Now, this is from Einstein's prediction of gravity and this was first verified in 1919 and it has been verified with many radio and optical observations over the last thirty years and his prediction of the bending of this light is right on.

About two years ago I'm the experimentalist in this pair of astronomers. Sergei Kopeikin, Ph.D., at the University of Missouri-Columbia, is the theoretician.

 

After discussing things related to Einstein's equation, he decided to ask the question about Einstein's theory: How do some of his (Einstein's) predictions change about gravity if the gravitational force from any object travels outward at a finite speed before affecting other objects or radiowaves?

 

Because most physicists don't think gravitational force is instantaneous. They think it travels also at the speed of light.
 


SO, WHAT YOU ARE TRYING TO DO IS TEST THE QUESTION: DOES GRAVITY HAVE A SPEED, SO TO SPEAK, AS LIGHT TRAVELS 186,000 MILES PER SECOND AND TAKES EIGHT MINUTES TO GET HERE FROM THE SUN TO THE EARTH, FOR EXAMPLE.

That's right.
 


DO YOU MEAN THAT WHAT YOU ARE GOING TO TRY TO TEST THIS WEEKEND AND SUBSEQUENTLY IS IF THE SUN WERE SUDDENLY REMOVED, WOULD IT TAKE EIGHT MINUTES FOR THE EARTH TO KNOW THAT?
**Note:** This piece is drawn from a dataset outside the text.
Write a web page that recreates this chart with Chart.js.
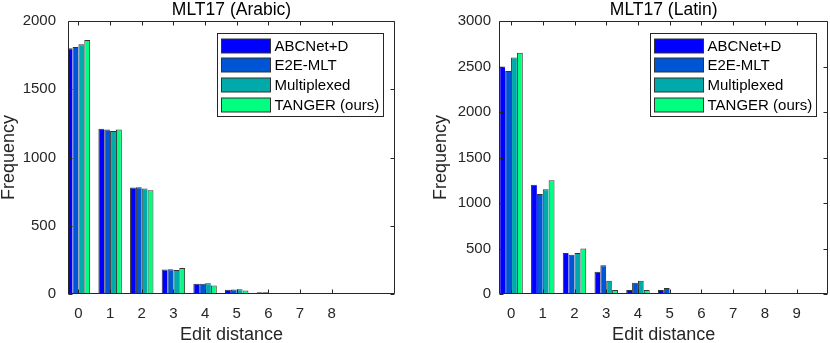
<!DOCTYPE html>
<html><head><meta charset="utf-8">
<script src="https://cdn.jsdelivr.net/npm/chart.js@4.4.1/dist/chart.umd.min.js"></script>
<style>
html,body{margin:0;padding:0;background:#fff;}
#wrap{position:relative;width:830px;height:343px;background:#fff;}
#c1{position:absolute;left:0;top:0;}
#c2{position:absolute;left:415px;top:0;}
</style></head><body>
<div id="wrap"><canvas id="c1" width="415" height="343"></canvas><canvas id="c2" width="415" height="343"></canvas></div>
<script>
// ---- data ----
const seriesNames = ['ABCNet+D', 'E2E-MLT', 'Multiplexed', 'TANGER (ours)'];
const seriesColors = ['#0000ff', '#0055d4', '#00aaaa', '#00ff80'];

const arabicDistances = [0, 1, 2, 3, 4, 5, 6, 7, 8];
const arabicABCNet      = [1800, 1210, 780, 180, 75, 32, 12, 4, 2];
const arabicE2E         = [1810, 1205, 782, 182, 75, 33, 12, 5, 3];
const arabicMultiplexed = [1830, 1195, 772, 175, 78, 34, 8, 2, 1];
const arabicTANGER      = [1860, 1205, 760, 190, 63, 25, 2, 1, 1];
const arabicYTicks = [0, 500, 1000, 1500, 2000];

const latinDistances = [0, 1, 2, 3, 4, 5, 6, 7, 8, 9];
const latinABCNet      = [2500, 1200, 450, 245, 45, 45, 2, 1, 1, 1];
const latinE2E         = [2450, 1100, 430, 315, 125, 65, 2, 1, 1, 1];
const latinMultiplexed = [2600, 1150, 450, 145, 145, 2, 1, 1, 1, 1];
const latinTANGER      = [2650, 1250, 500, 45, 45, 1, 1, 1, 1, 1];
const latinYTicks = [0, 500, 1000, 1500, 2000, 2500, 3000];

// ---- drawing ----
const FONT = '"Liberation Sans", Arial, Helvetica, sans-serif';
const AXIS = '#262626';

const framePlugin = {
  id: 'frame',
  afterDatasetsDraw(chart) {
    const ctx = chart.ctx, a = chart.chartArea;
    const xs = chart.scales.x, ys = chart.scales.y;
    const L = Math.round(a.left) + 0.5, R = Math.round(a.right) - 0.5;
    const T = Math.round(a.top) + 0.5, B = Math.round(a.bottom) - 0.5;
    ctx.save();
    ctx.strokeStyle = AXIS; ctx.lineWidth = 1;
    ctx.beginPath();
    ctx.rect(L, T, R - L, B - T);
    xs.ticks.forEach(t => {
      const px = Math.round(xs.getPixelForValue(t.value)) + 0.5;
      ctx.moveTo(px, B); ctx.lineTo(px, B - 4);
      ctx.moveTo(px, T); ctx.lineTo(px, T + 4);
    });
    ys.ticks.forEach(t => {
      const py = Math.round(ys.getPixelForValue(t.value)) + 0.5;
      ctx.moveTo(L, py); ctx.lineTo(L + 4, py);
      ctx.moveTo(R, py); ctx.lineTo(R - 4, py);
    });
    ctx.stroke();
    ctx.restore();
  },
  afterDraw(chart) {
    const ctx = chart.ctx, a = chart.chartArea;
    const w = 166, h = 83;
    const L = Math.round(a.right - 12.3 - w) + 0.5, T = Math.round(a.top + 12.3) + 0.5;
    ctx.save();
    ctx.fillStyle = '#fff'; ctx.fillRect(L, T, w, h);
    ctx.strokeStyle = AXIS; ctx.lineWidth = 1; ctx.strokeRect(L, T, w, h);
    ctx.font = '15px ' + FONT; ctx.textBaseline = 'middle'; ctx.textAlign = 'left';
    chart.data.datasets.forEach((ds, i) => {
      const cy = Math.round(T + 12 + i * 19.7);
      ctx.fillStyle = ds.backgroundColor;
      ctx.fillRect(L + 4, cy - 7, 49, 14);
      ctx.strokeStyle = '#333';
      ctx.strokeRect(L + 4, cy - 7, 49, 14);
      ctx.fillStyle = '#000';
      ctx.fillText(ds.label, L + 57, cy + 1);
    });
    ctx.restore();
  }
};

function makeChart(id, cfg) {
  const datasets = cfg.series.map((vals, i) => ({
    label: seriesNames[i],
    data: cfg.cats.map((c, j) => ({ x: c, y: vals[j] })),
    backgroundColor: seriesColors[i],
    borderColor: '#333',
    borderWidth: i === cfg.series.length - 1 ? { top: 1, left: 1, right: 1, bottom: 0 } : { top: 1, left: 1, right: 0, bottom: 0 },
    borderSkipped: 'start',
    categoryPercentage: 0.74,
    barPercentage: 1.0
  }));
  return new Chart(document.getElementById(id), {
    type: 'bar',
    data: { datasets },
    plugins: [framePlugin],
    options: {
      responsive: false,
      animation: false,
      devicePixelRatio: 1,
      layout: { padding: { left: 0, right: cfg.rightPad, top: 0, bottom: 0 } },
      plugins: {
        legend: { display: false },
        tooltip: { enabled: false },
        title: {
          display: true, text: cfg.title, fullSize: false,
          color: '#000', font: { family: FONT, size: 17.5, weight: 'normal', lineHeight: 1.2 },
          padding: { top: 0, bottom: 0 }
        }
      },
      scales: {
        x: {
          type: 'linear', min: cfg.xMin, max: cfg.xMax, offset: false,
          afterBuildTicks: s => { s.ticks = cfg.cats.map(v => ({ value: v })); },
          afterFit: s => { s.height = 49; },
          grid: { display: false, drawTicks: false, offset: false },
          border: { display: false },
          ticks: { color: AXIS, font: { family: FONT, size: 15 }, padding: 11, autoSkip: false, maxRotation: 0, callback: v => String(v) },
          title: { display: true, text: 'Edit distance', color: AXIS, font: { family: FONT, size: 18, lineHeight: 1.2 }, padding: { top: 0, bottom: -3 } }
        },
        y: {
          type: 'linear', min: 0, max: cfg.yMax,
          afterBuildTicks: s => { s.ticks = cfg.yTicks.map(v => ({ value: v })); },
          afterFit: s => { s.width = cfg.yWidth; },
          grid: { display: false, drawTicks: false },
          border: { display: false },
          ticks: { color: AXIS, font: { family: FONT, size: 15 }, padding: cfg.yTickPad, callback: v => String(v) },
          title: { display: true, text: 'Frequency', color: AXIS, font: { family: FONT, size: 18, lineHeight: 1.2 }, padding: { top: cfg.yTitlePad, bottom: 0 } }
        }
      }
    }
  });
}

makeChart('c1', {
  title: 'MLT17 (Arabic)', cats: arabicDistances,
  series: [arabicABCNet, arabicE2E, arabicMultiplexed, arabicTANGER],
  yTicks: arabicYTicks, yMax: 2000, xMin: -0.33, xMax: 10.0,
  yWidth: 68, rightPad: 20, yTickPad: 12, yTitlePad: -2
});
makeChart('c2', {
  title: 'MLT17 (Latin)', cats: latinDistances,
  series: [latinABCNet, latinE2E, latinMultiplexed, latinTANGER],
  yTicks: latinYTicks, yMax: 3000, xMin: -0.38, xMax: 10.0,
  yWidth: 84, rightPad: 1.7, yTickPad: 8, yTitlePad: 15
});
</script>
</body></html>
That's exactly right. We know it takes 8 minutes for the earth to know there is no more light coming from the sun. But we also want to test whether it also takes 8 minutes before the earth stops orbiting and just travels away if the sun were magically moved away.

In order to get the position discrimination or accuracy (as Jupiter passes the quasar's light), we need, we are using 11 radio telescopes stretching from Germany to the Virgin Islands all the way to Hawaii. So we have this colossal array that did not exist in the 1970s. And you need something very big in order to measure this very accurately this position of the quasar. So this is the main new technology we have now we didn't have the last time this passage occurred.
.


TOMORROW ON SUNDAY, SEPTEMBER 8, WILL THEN BE A COMBINATION OF TWO THINGS: YOUR ADVANCED RADIO TELESCOPE EQUIPMENT AND THE PASSING OF JUPITER PAST THIS QUASAR THAT IS GOING TO ALLOW YOU TO SEE IF YOU CAN MEASURE FOR THE VERY FIRST TIME THE SPEED OF GRAVITY?

That's right. Over about ten hours as Jupiter and the quasar are observed with all of these telescopes. They are connected as one big telescope. We will see the position of the quasar actually move slightly in the sky in response to Jupiter's gravitational field. We will compare it to Sergei Kopeikin's theory, which is Einstein's theory, but with the added wrinkle that Jupiter is moving and by comparing what we measure to what Einstein and Sergei's theory say we should get, we will then be able to determine the speed of gravity.
 


WHAT IF IT TURNS OUT TO BE SLOWER OR FASTER THAN THE SPEED OF LIGHT?

Well, that's a good question. If it turns out to be faster or slower or infinite than the speed of light, this clearly would be very surprising. Again, because in modern physics, especially gravitational theory and electromagnetic theory, one of the cornerstones is that the speed of light is this limiting velocity that anything not only light that everything can obtain.

 

If we show that that is not true for gravity, some of the basic postulates of relativity theory and some of the other theories and ideas about how the universe evolved when there were very large gravitational fields would have to be modified.

So, gravity is an important force in the universe. No one yet has made a serious measurement on how fast gravity travels from the objects producing the gravity to influence other objects further away.

With light, we have been measuring its speed for hundreds of years. We know it to one part in a million and it's constant. It's the limit as far as we know.
 


SO TOMORROW, NOT ONLY ARE YOU TESTING THE SPEED OF GRAVITY, BUT YOU ARE TESTING ALBERT EINSTEIN'S THEORY OF GENERAL RELATIVITY?

Yes, we are. This is another. There have been many tests of Einstein's theory. He has come through with flying colors. And this is another test that we will make. It's quite a bit different than some of the others, but it is another test of Einstein's theory. That's correct.
 


HOW LONG WILL IT TAKE YOU TO KNOW WHAT THE RESULTS ARE?

These telescopes record the data at the sites they are. The data or signals from the quasar are recorded on videotape similar to what is used for television. Then those tapes are federal expressed to a central processing station in Socorro, New Mexico where we have what is called a correlator. What the correlator does is take the signals received from each antenna and puts them together. It in a sense focuses the signals and it makes a focal point, a focus, from all of these different antennas and makes up a fictitious very large antenna.

 

Basically, we get an image of the quasar every minute of time and through the day we can monitor the position of our quasar from the image we are getting and see how it changes and compare it to the predictions of Einstein and Kopeikin. Our goal is to have a preliminary answer by mid-November.

Gravity is one of three fundamental forces and is the least understood of all the forces in the universe. And it's possible it might have some surprising properties. If the speed is in fact faster than the speed of light it will be very surprising and very interesting.
 


IT WOULD KIND OF TURN PHYSICS A LITTLE UPSIDE DOWN, WOULDN'T IT?

I believe it would, yes. Yes, it would."